— Start of Information supplied —

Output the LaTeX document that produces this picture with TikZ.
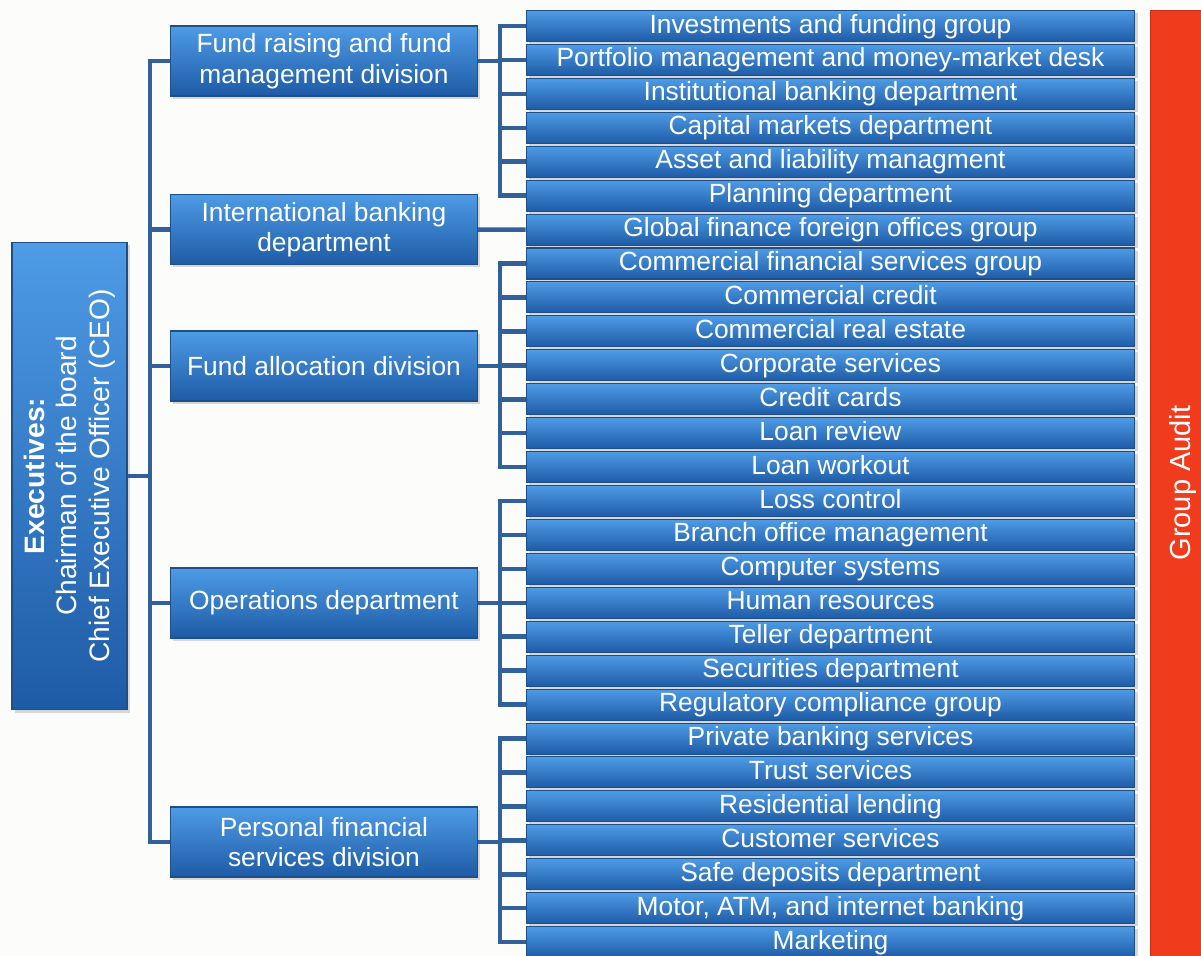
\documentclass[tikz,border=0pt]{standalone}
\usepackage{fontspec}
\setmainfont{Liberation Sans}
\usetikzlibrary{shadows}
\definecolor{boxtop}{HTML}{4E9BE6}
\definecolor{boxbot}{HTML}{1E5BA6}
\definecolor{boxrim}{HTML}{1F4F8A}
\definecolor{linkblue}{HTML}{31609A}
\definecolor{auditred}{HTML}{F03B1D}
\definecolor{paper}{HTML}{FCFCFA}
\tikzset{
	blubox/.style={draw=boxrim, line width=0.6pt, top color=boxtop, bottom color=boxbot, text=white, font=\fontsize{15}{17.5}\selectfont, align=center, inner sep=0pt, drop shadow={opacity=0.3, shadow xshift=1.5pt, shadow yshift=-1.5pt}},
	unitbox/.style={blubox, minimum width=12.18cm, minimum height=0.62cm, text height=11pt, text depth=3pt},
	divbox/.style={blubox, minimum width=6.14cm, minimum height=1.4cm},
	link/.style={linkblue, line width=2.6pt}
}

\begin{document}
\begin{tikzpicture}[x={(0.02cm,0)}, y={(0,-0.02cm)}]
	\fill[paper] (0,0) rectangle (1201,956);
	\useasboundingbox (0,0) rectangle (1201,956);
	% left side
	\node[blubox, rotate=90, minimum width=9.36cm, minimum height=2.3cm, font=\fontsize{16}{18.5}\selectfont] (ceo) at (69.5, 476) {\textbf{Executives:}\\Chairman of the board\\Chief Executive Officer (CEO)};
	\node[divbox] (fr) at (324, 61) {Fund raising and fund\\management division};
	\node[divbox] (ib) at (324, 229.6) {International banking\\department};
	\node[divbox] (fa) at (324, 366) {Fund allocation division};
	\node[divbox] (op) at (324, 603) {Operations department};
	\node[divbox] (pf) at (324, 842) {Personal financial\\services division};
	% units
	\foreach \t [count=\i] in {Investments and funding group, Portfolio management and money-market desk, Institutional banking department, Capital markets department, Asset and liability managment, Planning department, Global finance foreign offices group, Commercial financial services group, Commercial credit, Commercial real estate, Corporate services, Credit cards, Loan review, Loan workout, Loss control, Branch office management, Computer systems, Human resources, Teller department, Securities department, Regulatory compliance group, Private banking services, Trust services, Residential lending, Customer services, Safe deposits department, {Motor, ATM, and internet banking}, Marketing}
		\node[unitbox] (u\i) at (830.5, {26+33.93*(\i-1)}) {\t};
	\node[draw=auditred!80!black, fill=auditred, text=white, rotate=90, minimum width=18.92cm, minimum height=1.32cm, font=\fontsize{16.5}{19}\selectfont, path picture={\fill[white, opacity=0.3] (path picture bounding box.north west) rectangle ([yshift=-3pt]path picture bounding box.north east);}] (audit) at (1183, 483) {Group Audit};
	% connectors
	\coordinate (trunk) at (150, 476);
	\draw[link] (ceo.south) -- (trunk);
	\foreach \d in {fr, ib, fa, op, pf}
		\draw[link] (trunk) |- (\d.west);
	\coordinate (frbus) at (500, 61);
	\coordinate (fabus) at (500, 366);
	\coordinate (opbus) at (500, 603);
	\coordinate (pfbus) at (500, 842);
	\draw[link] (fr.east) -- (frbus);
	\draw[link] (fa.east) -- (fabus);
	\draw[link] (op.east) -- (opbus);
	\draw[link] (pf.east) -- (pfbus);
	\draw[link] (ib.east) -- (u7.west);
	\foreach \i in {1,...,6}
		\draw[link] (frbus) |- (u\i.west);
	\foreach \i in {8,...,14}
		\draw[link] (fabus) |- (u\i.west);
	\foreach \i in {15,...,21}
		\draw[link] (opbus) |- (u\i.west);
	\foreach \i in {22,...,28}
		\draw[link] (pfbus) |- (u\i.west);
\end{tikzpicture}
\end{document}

— End of Information supplied —

Give the data above again in full and unchanged, skipping the pictures.

■ **Written response**
Output the LaTeX document that produces this picture with TikZ.
\documentclass[tikz,border=0pt]{standalone}
\usepackage{fontspec}
\setmainfont{Liberation Sans}
\usetikzlibrary{shadows}
\definecolor{boxtop}{HTML}{4E9BE6}
\definecolor{boxbot}{HTML}{1E5BA6}
\definecolor{boxrim}{HTML}{1F4F8A}
\definecolor{linkblue}{HTML}{31609A}
\definecolor{auditred}{HTML}{F03B1D}
\definecolor{paper}{HTML}{FCFCFA}
\tikzset{
	blubox/.style={draw=boxrim, line width=0.6pt, top color=boxtop, bottom color=boxbot, text=white, font=\fontsize{15}{17.5}\selectfont, align=center, inner sep=0pt, drop shadow={opacity=0.3, shadow xshift=1.5pt, shadow yshift=-1.5pt}},
	unitbox/.style={blubox, minimum width=12.18cm, minimum height=0.62cm, text height=11pt, text depth=3pt},
	divbox/.style={blubox, minimum width=6.14cm, minimum height=1.4cm},
	link/.style={linkblue, line width=2.6pt}
}

\begin{document}
\begin{tikzpicture}[x={(0.02cm,0)}, y={(0,-0.02cm)}]
	\fill[paper] (0,0) rectangle (1201,956);
	\useasboundingbox (0,0) rectangle (1201,956);
	% left side
	\node[blubox, rotate=90, minimum width=9.36cm, minimum height=2.3cm, font=\fontsize{16}{18.5}\selectfont] (ceo) at (69.5, 476) {\textbf{Executives:}\\Chairman of the board\\Chief Executive Officer (CEO)};
	\node[divbox] (fr) at (324, 61) {Fund raising and fund\\management division};
	\node[divbox] (ib) at (324, 229.6) {International banking\\department};
	\node[divbox] (fa) at (324, 366) {Fund allocation division};
	\node[divbox] (op) at (324, 603) {Operations department};
	\node[divbox] (pf) at (324, 842) {Personal financial\\services division};
	% units
	\foreach \t [count=\i] in {Investments and funding group, Portfolio management and money-market desk, Institutional banking department, Capital markets department, Asset and liability managment, Planning department, Global finance foreign offices group, Commercial financial services group, Commercial credit, Commercial real estate, Corporate services, Credit cards, Loan review, Loan workout, Loss control, Branch office management, Computer systems, Human resources, Teller department, Securities department, Regulatory compliance group, Private banking services, Trust services, Residential lending, Customer services, Safe deposits department, {Motor, ATM, and internet banking}, Marketing}
		\node[unitbox] (u\i) at (830.5, {26+33.93*(\i-1)}) {\t};
	\node[draw=auditred!80!black, fill=auditred, text=white, rotate=90, minimum width=18.92cm, minimum height=1.32cm, font=\fontsize{16.5}{19}\selectfont, path picture={\fill[white, opacity=0.3] (path picture bounding box.north west) rectangle ([yshift=-3pt]path picture bounding box.north east);}] (audit) at (1183, 483) {Group Audit};
	% connectors
	\coordinate (trunk) at (150, 476);
	\draw[link] (ceo.south) -- (trunk);
	\foreach \d in {fr, ib, fa, op, pf}
		\draw[link] (trunk) |- (\d.west);
	\coordinate (frbus) at (500, 61);
	\coordinate (fabus) at (500, 366);
	\coordinate (opbus) at (500, 603);
	\coordinate (pfbus) at (500, 842);
	\draw[link] (fr.east) -- (frbus);
	\draw[link] (fa.east) -- (fabus);
	\draw[link] (op.east) -- (opbus);
	\draw[link] (pf.east) -- (pfbus);
	\draw[link] (ib.east) -- (u7.west);
	\foreach \i in {1,...,6}
		\draw[link] (frbus) |- (u\i.west);
	\foreach \i in {8,...,14}
		\draw[link] (fabus) |- (u\i.west);
	\foreach \i in {15,...,21}
		\draw[link] (opbus) |- (u\i.west);
	\foreach \i in {22,...,28}
		\draw[link] (pfbus) |- (u\i.west);
\end{tikzpicture}
\end{document}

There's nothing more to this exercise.